Non-Spoiler thoughts:  This book did an amazing job of reminding me how helpless a lot of childhood felt.  Henry, our main character, feels helpless in so much of her life.  And living during a time when children were seen and not heard reminded me so much of the moments in my childhoood where I felt like no one was listening and that I couldn’t make something happen.

Plot:  Iv’e seen a few things about how well this book talks about a post-war preiod and that’s not super my thing so I can’t speak as to that.  This book definitley focuses on a tiny story, there’s no “who is going to save the world here” except that for this little girl, her family is her world.  Basically the plot is fairly slow moving.  A lot happens in the last couple of pages, but the story needed the buildup

Characters: Gonna be honest, there wasn’t much character buildilng outside of Henry.  The sister (piglet? acutally called roberta) is too young for character growth.  The doctor taking care of the mother was pretty obviously greedy and one sided.  The nanny didn’t really have much of a change….  Henry was really a sweet character becuase she cared about so much and to a certain extent felt a little more modern than everyhone else.

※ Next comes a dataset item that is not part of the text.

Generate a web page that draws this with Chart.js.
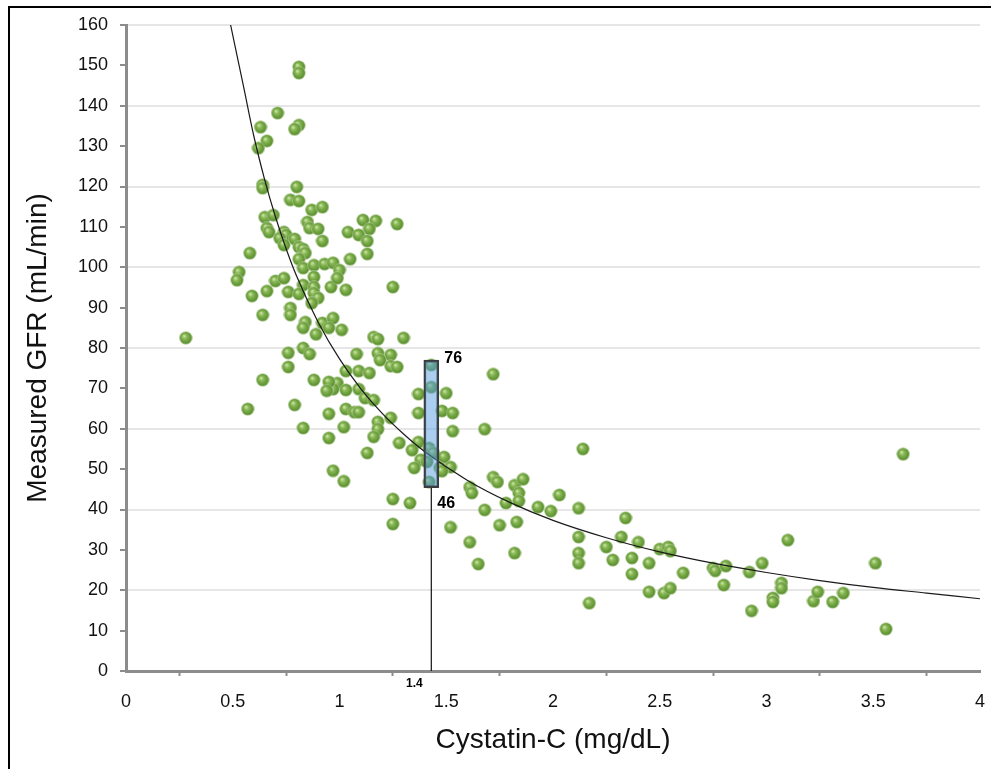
<!DOCTYPE html>
<html>
<head>
<meta charset="utf-8">
<title>Cystatin-C vs Measured GFR</title>
<script src="https://cdn.jsdelivr.net/npm/chart.js@4/dist/chart.umd.min.js"></script>
<style>
    html, body { margin: 0; padding: 0; background: #fff; }
    #wrap { position: relative; width: 991px; height: 769px; }
    #frame {
        position: absolute; left: 8px; top: 6px; width: 1200px; height: 1200px;
        border-top: 2px solid #000; border-left: 2px solid #000;
        pointer-events: none;
    }
</style>
</head>
<body>
<div id="wrap">
    <canvas id="gfr-chart" width="991" height="769"></canvas>
    <div id="frame"></div>
</div>
<script>
// 数据：胱抑素C (mg/dL) 与实测 GFR (mL/min)
const cystatinC = [
    0.81, 0.81, 0.71, 0.63, 0.81, 0.79, 0.66, 0.62, 0.64, 0.64,
    0.80, 0.77, 0.81, 0.87, 0.92, 0.65, 0.69, 0.85, 0.86, 0.90,
    0.66, 0.67, 0.74, 0.75, 0.72, 0.79, 0.92, 0.74, 0.81, 0.83,
    0.84, 0.81, 0.83, 0.58, 0.53, 0.52, 0.88, 0.93, 0.88, 0.70,
    0.74, 0.83, 0.88, 0.88, 0.96, 0.66, 0.59, 0.76, 0.81, 0.90,
    0.77, 0.77, 0.87, 0.64, 0.84, 0.83, 0.89, 0.92, 1.11, 1.17,
    1.14, 1.04, 1.09, 1.27, 1.13, 1.13, 1.05, 0.97, 1.00, 0.99,
    1.03, 1.25, 0.97, 0.95, 1.01, 1.30, 1.16, 1.18, 1.08, 1.18,
    1.24, 1.19, 1.24, 1.27, 1.03, 1.09, 1.14, 1.43, 1.43, 0.99,
    1.03, 0.97, 1.09, 1.12, 1.16, 1.37, 1.50, 1.03, 1.07, 1.09,
    1.37, 1.48, 1.53, 1.18, 1.24, 1.18, 1.16, 1.02, 1.53, 1.68,
    1.28, 1.37, 1.34, 1.42, 1.44, 1.13, 1.38, 1.41, 1.49, 1.52,
    1.47, 1.35, 0.97, 1.02, 1.42, 1.25, 1.33, 1.25, 0.64, 0.57,
    0.76, 0.76, 0.83, 0.86, 0.88, 0.95, 0.94, 0.79, 0.95, 0.83,
    0.95, 0.28, 1.72, 2.14, 1.48, 1.61, 1.62, 1.72, 1.74, 1.82,
    1.86, 1.84, 1.84, 1.78, 1.68, 1.93, 1.99, 2.03, 2.12, 1.52,
    1.75, 1.83, 1.61, 1.65, 1.82, 2.12, 2.12, 2.12, 2.17, 2.25,
    2.28, 2.32, 2.34, 2.37, 2.37, 2.40, 2.45, 2.45, 2.50, 2.54,
    2.55, 2.52, 2.55, 2.61, 2.75, 2.76, 2.81, 2.80, 2.92, 2.93,
    2.98, 3.03, 3.03, 3.07, 3.07, 3.10, 3.22, 3.24, 3.31, 3.36,
    3.51, 3.56, 3.64
];
const measuredGFR = [
    149.6, 148.1, 138.2, 134.7, 135.2, 134.2, 131.3, 129.5, 120.4, 119.6,
    119.9, 116.7, 116.4, 114.2, 114.9, 112.4, 112.9, 111.2, 109.7, 109.5,
    109.7, 108.7, 108.7, 108.0, 107.2, 107.0, 106.5, 105.5, 105.0, 104.5,
    103.5, 102.0, 99.8, 103.5, 98.8, 96.8, 100.5, 100.8, 97.6, 96.6,
    97.3, 95.6, 95.1, 93.6, 95.1, 94.1, 92.9, 93.9, 93.4, 92.4,
    89.9, 88.2, 91.1, 88.2, 86.4, 85.0, 83.4, 86.2, 111.7, 111.5,
    109.5, 108.7, 108.0, 110.7, 106.5, 103.3, 102.0, 101.1, 99.3, 97.3,
    94.4, 95.1, 87.4, 85.0, 84.5, 82.5, 82.7, 82.2, 78.5, 78.7,
    78.3, 77.0, 75.5, 75.3, 74.3, 74.3, 73.8, 75.8, 70.3, 71.3,
    69.6, 69.8, 69.8, 67.6, 67.1, 68.6, 68.8, 64.9, 64.1, 64.1,
    63.9, 64.4, 63.9, 61.7, 62.7, 59.9, 58.0, 60.4, 59.4, 59.9,
    56.5, 56.7, 54.7, 55.2, 54.0, 54.0, 52.3, 51.8, 53.0, 50.5,
    50.3, 50.3, 49.6, 47.0, 46.8, 42.6, 41.6, 36.4, 72.1, 64.9,
    78.8, 75.3, 80.0, 78.5, 72.1, 71.6, 69.4, 65.9, 63.7, 60.2,
    57.7, 82.5, 73.5, 55.0, 49.5, 45.5, 44.1, 48.0, 46.8, 46.0,
    47.5, 44.1, 42.1, 41.6, 39.9, 40.6, 39.6, 43.6, 40.3, 35.6,
    36.1, 36.9, 31.9, 26.5, 29.2, 33.2, 29.2, 26.7, 16.8, 30.7,
    27.5, 33.2, 37.9, 24.0, 28.0, 31.9, 26.7, 19.6, 30.2, 30.7,
    29.7, 19.3, 20.5, 24.3, 25.5, 24.8, 26.0, 21.3, 24.5, 14.9,
    26.7, 18.1, 17.1, 21.8, 20.5, 32.4, 17.3, 19.6, 17.1, 19.3,
    26.7, 10.4, 53.7
];

// 拟合曲线
const curveX = [0.49, 0.55, 0.6, 0.65, 0.7, 0.75, 0.8, 0.9, 1.0, 1.1, 1.2, 1.3,
                1.4, 1.6, 1.8, 2.0, 2.25, 2.5, 2.75, 3.0, 3.25, 3.5, 3.75, 4.0];
const curveY = [160, 144.9, 132.2, 121.6, 112.5, 104.6, 97.7, 86.4, 77.3, 69.9, 63.8, 58.7,
                54.3, 47.2, 41.7, 37.3, 33.0, 29.5, 26.7, 24.4, 22.4, 20.7, 19.3, 17.9];

// 胱抑素C = 1.4 处的区间
const boxX = 1.43;
const boxLow = 45.4;
const boxHigh = 77;
const boxLabels = ['76', '46'];
const markerLabel = '1.4';

// 坐标轴
const xMin = 0, xMax = 4, xStep = 0.5;
const yMin = 0, yMax = 160, yStep = 10;

document.addEventListener('DOMContentLoaded', function() {
    const canvas = document.getElementById('gfr-chart');
    const fontFamily = '"Liberation Sans", Arial, Helvetica, sans-serif';

    // 绿色小球
    const ball = document.createElement('canvas');
    ball.width = 14;
    ball.height = 14;
    const bctx = ball.getContext('2d');
    const grad = bctx.createRadialGradient(5.2, 5.0, 0.5, 7, 7, 6.8);
    grad.addColorStop(0, '#c6e3a0');
    grad.addColorStop(0.3, '#8ab856');
    grad.addColorStop(0.75, '#629736');
    grad.addColorStop(1, '#4f7f28');
    bctx.fillStyle = grad;
    bctx.beginPath();
    bctx.arc(7, 7, 6.3, 0, Math.PI * 2);
    bctx.fill();
    bctx.strokeStyle = 'rgba(190, 215, 160, 0.9)';
    bctx.lineWidth = 0.8;
    bctx.stroke();

    const points = cystatinC.map((c, i) => ({ x: c, y: measuredGFR[i] }));
    const curve = curveX.map((c, i) => ({ x: c, y: curveY[i] }));

    // 区间标签
    const labelPlugin = {
        id: 'boxLabels',
        afterDatasetsDraw(chart) {
            const { ctx, scales: { x, y } } = chart;
            const px = x.getPixelForValue(boxX);
            ctx.save();
            ctx.fillStyle = '#000';
            ctx.textBaseline = 'middle';
            ctx.textAlign = 'left';
            ctx.font = 'bold 16px ' + fontFamily;
            ctx.fillText(boxLabels[0], px + 13, y.getPixelForValue(boxHigh) - 2);
            ctx.fillText(boxLabels[1], px + 6, y.getPixelForValue(boxLow) + 16);
            ctx.font = 'bold 12px ' + fontFamily;
            ctx.textAlign = 'center';
            ctx.fillText(markerLabel, px - 17, chart.chartArea.bottom + 13);
            ctx.restore();
        }
    };

    new Chart(canvas, {
        type: 'scatter',
        data: {
            datasets: [
                {
                    type: 'bar',
                    data: [{ x: boxX, y: [boxLow, boxHigh] }],
                    backgroundColor: 'rgba(85, 155, 225, 0.5)',
                    borderColor: '#3c3c3c',
                    borderWidth: 2,
                    borderSkipped: false,
                    barThickness: 15,
                    order: 0
                },
                {
                    type: 'line',
                    data: [{ x: boxX, y: yMin }, { x: boxX, y: boxLow }],
                    borderColor: '#111',
                    borderWidth: 1.2,
                    pointRadius: 0,
                    order: 1
                },
                {
                    type: 'line',
                    data: curve,
                    borderColor: '#1a1a1a',
                    borderWidth: 1.2,
                    pointRadius: 0,
                    cubicInterpolationMode: 'monotone',
                    order: 2
                },
                {
                    type: 'scatter',
                    data: points,
                    pointStyle: ball,
                    pointRadius: 6,
                    order: 3
                }
            ]
        },
        options: {
            responsive: false,
            animation: false,
            layout: { padding: { top: 25, right: 11, left: 0, bottom: 0 } },
            plugins: {
                legend: { display: false },
                tooltip: { enabled: false }
            },
            scales: {
                x: {
                    type: 'linear',
                    min: xMin,
                    max: xMax,
                    offset: false,
                    afterFit: function(scale) {
                        scale.height = 98;
                        scale.paddingRight = 0;
                    },
                    ticks: {
                        stepSize: xStep,
                        color: '#111',
                        padding: 15,
                        font: { family: fontFamily, size: 18 },
                        callback: function(value) { return String(value); }
                    },
                    grid: {
                        drawOnChartArea: false,
                        tickColor: '#8c8c8c',
                        tickLength: 5,
                        tickWidth: 2
                    },
                    border: { color: '#8c8c8c', width: 3 },
                    title: {
                        display: true,
                        text: 'Cystatin-C (mg/dL)',
                        color: '#111',
                        font: { family: fontFamily, size: 28 },
                        padding: { top: 0, bottom: 12 }
                    }
                },
                y: {
                    min: yMin,
                    max: yMax,
                    afterFit: function(scale) { scale.width = 126; },
                    ticks: {
                        stepSize: yStep,
                        color: '#111',
                        padding: 12,
                        font: { family: fontFamily, size: 18 }
                    },
                    grid: {
                        color: function(ctx) {
                            const v = ctx.tick ? ctx.tick.value : 0;
                            return (v > 0 && v % 20 === 0) ? '#e6e6e6' : 'rgba(0,0,0,0)';
                        },
                        lineWidth: 2,
                        tickColor: '#8c8c8c',
                        tickLength: 6,
                        tickWidth: 2
                    },
                    border: { color: '#8c8c8c', width: 3 },
                    title: {
                        display: true,
                        text: 'Measured GFR (mL/min)',
                        color: '#111',
                        font: { family: fontFamily, size: 28 },
                        padding: { top: 21, bottom: 0 }
                    }
                }
            }
        },
        plugins: [labelPlugin]
    });
});
</script>
</body>
</html>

Writing Style:  I straight up have nothing to say about this.  I guess this book walked the line between magical realism and a child’s imagination. There were a few characters that I couldn’t verify were real until later.. .

SPOILERS – PLEASE SKIP IF YOU’RE GOING TO READ ETC:

So the spoilers in this book I don’t actually think ruin anything.  The book mentions that Henry’s brother has died about a year before the book starts and that Henry feels responsible, which does add an entirely different label.  The woman who lived in the forest was written in such a way that it was hard to figure out if she was real or not.  I guess my biggest disappointment in this book was that I was expecting something to be magical realism and it wasn’t.  Because it turns out that every moment of ‘magical realism’ was real.  There really was a crow lady living in the forest, there really was someone wandering aroudn the property.

That being said, as I mentioned above, I really enjoyed how deftly this book put me into the mindset of a child that doesn’t have other optiosn.  As an adult I’ve realized that there’s pretty much a way to work with any situation, but as a child that young in that era, there’s not much that can be done.  And yet our protagonist manages to pull herself together and use her resources to make everything work in her fashion.  You can tell this book is middle grade by the way the mother recovers so quickly and that the father immeidatley returns. But I feel like there’s a time and a place for something like this and while I might complain about it in a numbe rof books, this was the time and place.

****************END SPOILERS!!!!!*******************

Rating:  I’d give this one a 4/5 stars.  This book did such a good job of putting me in the mindset of a child that I really have to appreciate it.  The plot itself didn’t have as many twists and turns as I would have appreicated but it is a middle grade.

Drink Pairing: This book is probably sherry.  A kind of old-school drink.